Position: Enough of Scaling LLMs! Lets Focus on Downscaling
Yash Goel, Ayan Sengupta, Tanmoy Chakraborty
TL;DR
The paper challenges the primacy of neural scaling laws for developing large language models by highlighting diminishing returns and substantial environmental costs. It argues for a shift toward downscaling, supported by evidence from small, efficient models and data-quality innovations, and presents a framework combining data pruning, domain-adaptive training, model compression, and ensemble methods. Central contributions include a Domain-Continual Pre-Training (D-CPT) law, a post-pruning loss model (P2 law), and a theoretical downscaling condition for ensemble benefits, all integrated into a practical downscaling pipeline.
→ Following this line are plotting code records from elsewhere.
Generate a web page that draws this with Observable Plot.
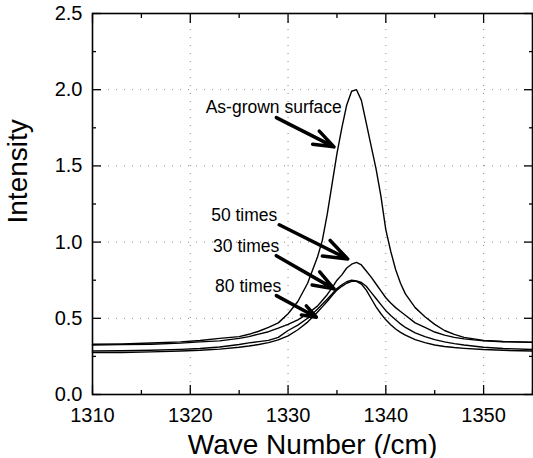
<!DOCTYPE html>
<html><head><meta charset="utf-8">
<script src="https://cdn.jsdelivr.net/npm/d3@7"></script>
<script src="https://cdn.jsdelivr.net/npm/@observablehq/plot@0.6"></script>
<style>body{margin:0;background:#fff;} svg{display:block;}</style>
</head><body><div id="chart"></div>
<script>
// Wave numbers (/cm) at which the curves were read
const waveNumbers = [1310,1313,1316,1319,1321,1323,1325,1326,1327,1328,1329,1330,1331,1332,1333,1333.5,1334,1334.5,1335,1335.5,1336,1336.5,1337,1337.5,1338,1338.5,1339,1339.5,1340,1340.5,1341,1341.5,1342,1343,1344,1345,1346,1347,1348,1350,1352,1355];
const asGrown  = [.330,.332,.338,.345,.354,.368,.380,.395,.415,.440,.470,.530,.610,.730,.900,1.010,1.180,1.380,1.580,1.750,1.900,1.990,2.000,1.930,1.780,1.630,1.480,1.300,1.080,.940,.820,.730,.660,.570,.510,.460,.420,.395,.375,.355,.348,.343];
const times50  = [.325,.327,.330,.337,.345,.352,.368,.380,.396,.412,.435,.460,.490,.530,.580,.617,.655,.700,.750,.785,.830,.855,.867,.850,.810,.770,.725,.680,.635,.600,.570,.545,.520,.470,.440,.410,.390,.375,.365,.352,.346,.342];
const times30  = [.285,.287,.290,.296,.302,.312,.328,.339,.347,.355,.375,.420,.455,.500,.560,.592,.625,.660,.695,.720,.740,.750,.745,.735,.710,.670,.630,.590,.550,.518,.490,.463,.440,.405,.380,.360,.345,.334,.325,.310,.302,.295];
const times80  = [.275,.276,.280,.285,.290,.298,.310,.318,.328,.340,.358,.385,.425,.475,.540,.575,.610,.650,.685,.710,.730,.742,.742,.725,.685,.630,.575,.530,.490,.458,.430,.408,.390,.360,.340,.325,.315,.308,.303,.295,.290,.285];
const seriesNames = ["As-grown surface","50 times","30 times","80 times"];
const seriesValues = [asGrown, times50, times30, times80];

// Annotations (label end point and arrow, in data units)
const annLabels = ["As-grown surface","50 times","30 times","80 times"];
const annX = [1335.5, 1328.9, 1329.1, 1329.3];
const annY = [1.848, 1.140, 0.937, 0.675];
const arrowX1 = [1328.8, 1329.1, 1328.8, 1328.8];
const arrowY1 = [1.817, 1.114, 0.911, 0.649];
const arrowX2 = [1334.7, 1336.1, 1334.7, 1332.9];
const arrowY2 = [1.625, 0.889, 0.693, 0.507];

// Ticks and titles
const xTicks = [1310,1320,1330,1340,1350];
const xMinor = [1315,1325,1335,1345,1355];
const yTicks = [0,0.5,1.0,1.5,2.0,2.5];
const yMinor = [0.25,0.75,1.25,1.75,2.25];
const xGrid = [1320,1330,1340,1350];
const yGrid = [0.5,1.0,1.5,2.0];
const xTitle = "Wave Number (/cm)";
const yTitle = "Intensity";

const rows = [];
seriesNames.forEach((s, k) => waveNumbers.forEach((w, i) => rows.push({series: s, x: w, y: seriesValues[k][i]})));
const ann = annLabels.map((t, i) => ({t, x: annX[i], y: annY[i], x1: arrowX1[i], y1: arrowY1[i], x2: arrowX2[i], y2: arrowY2[i]}));

const font = "'Liberation Sans', Arial, Helvetica, sans-serif";
const tickOpts = {text: null, label: null, stroke: "black", strokeWidth: 1.3};

const chart = Plot.plot({
  width: 533, height: 458,
  marginLeft: 92, marginRight: 1, marginTop: 13, marginBottom: 64,
  style: {fontFamily: font, background: "white", color: "black"},
  x: {domain: [1310, 1355]},
  y: {domain: [0, 2.5]},
  marks: [
    Plot.gridX(xGrid, {stroke: "#888", strokeOpacity: 1, strokeDasharray: "1,7"}),
    Plot.gridY(yGrid, {stroke: "#888", strokeOpacity: 1, strokeDasharray: "1,7"}),
    Plot.line(rows, {x: "x", y: "y", z: "series", stroke: "black", strokeWidth: 1.4}),
    Plot.arrow(ann, {x1: "x1", y1: "y1", x2: "x2", y2: "y2", stroke: "black", strokeWidth: 3.5, headLength: 12, headAngle: 40}),
    Plot.text(ann, {x: "x", y: "y", text: "t", textAnchor: "end", lineAnchor: "bottom", fontSize: 17.5, fill: "black"}),
    // inward ticks
    Plot.axisX(xTicks, {anchor: "bottom", tickSize: 9, dy: -9, ...tickOpts}),
    Plot.axisX(xMinor, {anchor: "bottom", tickSize: 4, dy: -4, ...tickOpts}),
    Plot.axisX(xTicks, {anchor: "top", tickSize: 9, dy: 9, ...tickOpts}),
    Plot.axisX(xMinor, {anchor: "top", tickSize: 4, dy: 4, ...tickOpts}),
    Plot.axisY(yTicks, {anchor: "left", tickSize: 9, dx: 9, ...tickOpts}),
    Plot.axisY(yMinor, {anchor: "left", tickSize: 4, dx: 4, ...tickOpts}),
    Plot.axisY(yTicks, {anchor: "right", tickSize: 9, dx: -9, ...tickOpts}),
    Plot.axisY(yMinor, {anchor: "right", tickSize: 4, dx: -4, ...tickOpts}),
    // tick labels
    Plot.axisX(xTicks, {anchor: "bottom", tickSize: 0, tickPadding: 13, fontSize: 20, tickFormat: "d", label: null}),
    Plot.axisY(yTicks, {anchor: "left", tickSize: 0, tickPadding: 10, fontSize: 20, tickFormat: d => d.toFixed(1), label: null}),
    // axis titles
    Plot.text([xTitle], {text: d => d, frameAnchor: "bottom", dy: 59, lineAnchor: "bottom", fontSize: 28, fill: "black"}),
    Plot.text([yTitle], {text: d => d, frameAnchor: "left", dx: -66, dy: 19.5, rotate: -90, lineAnchor: "bottom", fontSize: 28, fill: "black"}),
    Plot.frame({stroke: "black", strokeWidth: 1.6})
  ]
});
document.getElementById("chart").append(chart);
</script>
</body></html>
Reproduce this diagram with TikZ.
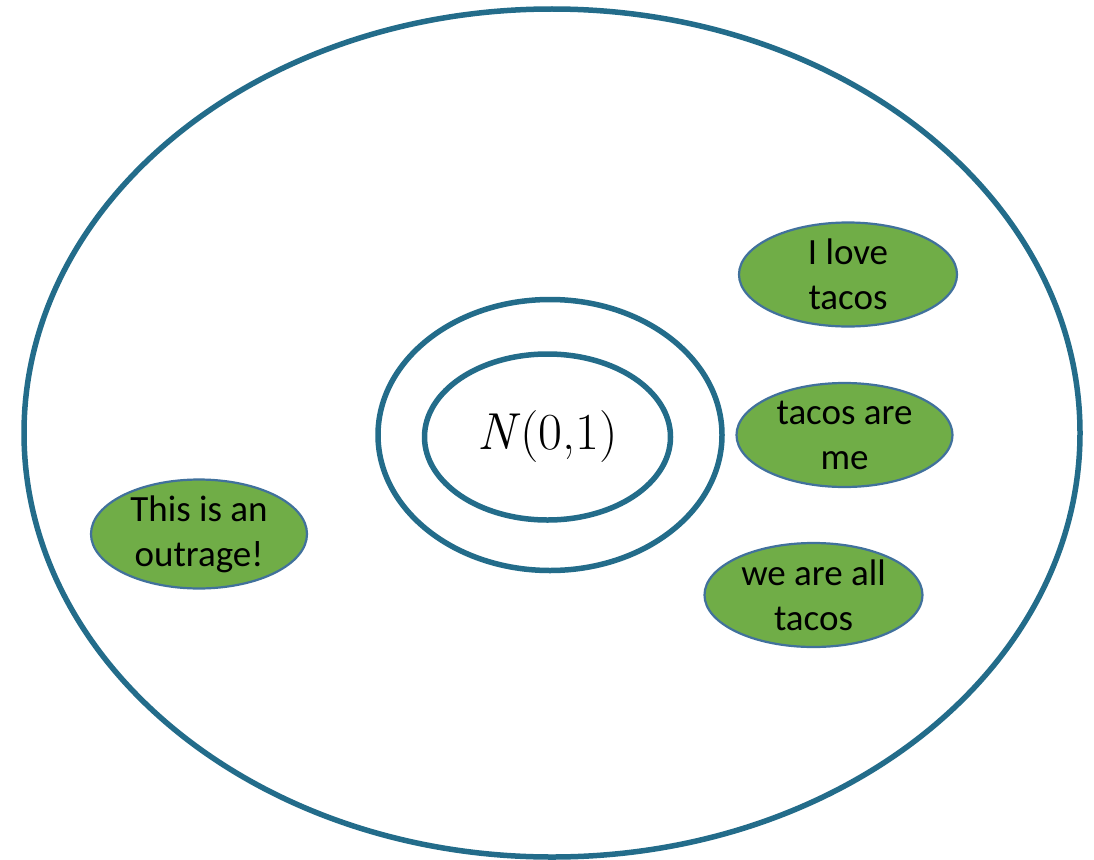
\documentclass[tikz,border=0pt]{standalone}
\usepackage{fontspec}
\setmainfont{Carlito}
\newfontfamily\lmroman{Latin Modern Roman}
\usetikzlibrary{shapes.geometric}
\definecolor{ringblue}{RGB}{35,108,138}
\definecolor{leafgreen}{RGB}{112,173,71}
\definecolor{leafedge}{RGB}{65,113,156}
\tikzset{
  ring/.style={ellipse, draw=ringblue, line width=5.5pt, inner sep=0pt, outer sep=0pt},
  bubble/.style={ellipse, draw=leafedge, fill=leafgreen, line width=2.2pt,
    inner sep=0pt, outer sep=0pt, minimum width=218pt, minimum height=104pt,
    align=center, font=\fontsize{37pt}{45pt}\selectfont}
}
\begin{document}
\begin{tikzpicture}[x=1pt, y=-1pt]
  \useasboundingbox (0,0) rectangle (1094,859);
  \fill[white] (0,0) rectangle (1094,859);
  % nested rings
  \node[ring, minimum width=1056pt, minimum height=848pt] (outer) at (552,433) {};
  \node[ring, minimum width=344pt, minimum height=271pt] (middle) at (550,435) {};
  \node[ring, minimum width=246pt, minimum height=166pt] (inner) at (547.5,437)
    {\lmroman\fontsize{52pt}{56pt}\selectfont\textit{N}(0,1)};
  % green bubbles
  \node[bubble] (love) at (848,274.5) {I love\\tacos};
  \node[bubble, minimum width=216pt, minimum height=104pt] (me) at (844.5,435) {tacos are\\me};
  \node[bubble, minimum width=218pt, minimum height=104pt] (all) at (813.5,595) {we are all\\tacos};
  \node[bubble, minimum width=216pt, minimum height=102pt] (outrage) at (199,534) {This is an\\outrage!};
\end{tikzpicture}
\end{document}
The work emphasizes sustainability and accessibility, proposing concrete strategies to achieve robust performance with substantially lower compute and carbon emissions while preserving domain-specific capabilities.
Abstract
We challenge the dominant focus on neural scaling laws and advocate for a paradigm shift toward downscaling in the development of large language models (LLMs). While scaling laws have provided critical insights into performance improvements through increasing model and dataset size, we emphasize the significant limitations of this approach, particularly in terms of computational inefficiency, environmental impact, and deployment constraints. To address these challenges, we propose a holistic framework for downscaling LLMs that seeks to maintain performance while drastically reducing resource demands. This paper outlines practical strategies for transitioning away from traditional scaling paradigms, advocating for a more sustainable, efficient, and accessible approach to LLM development.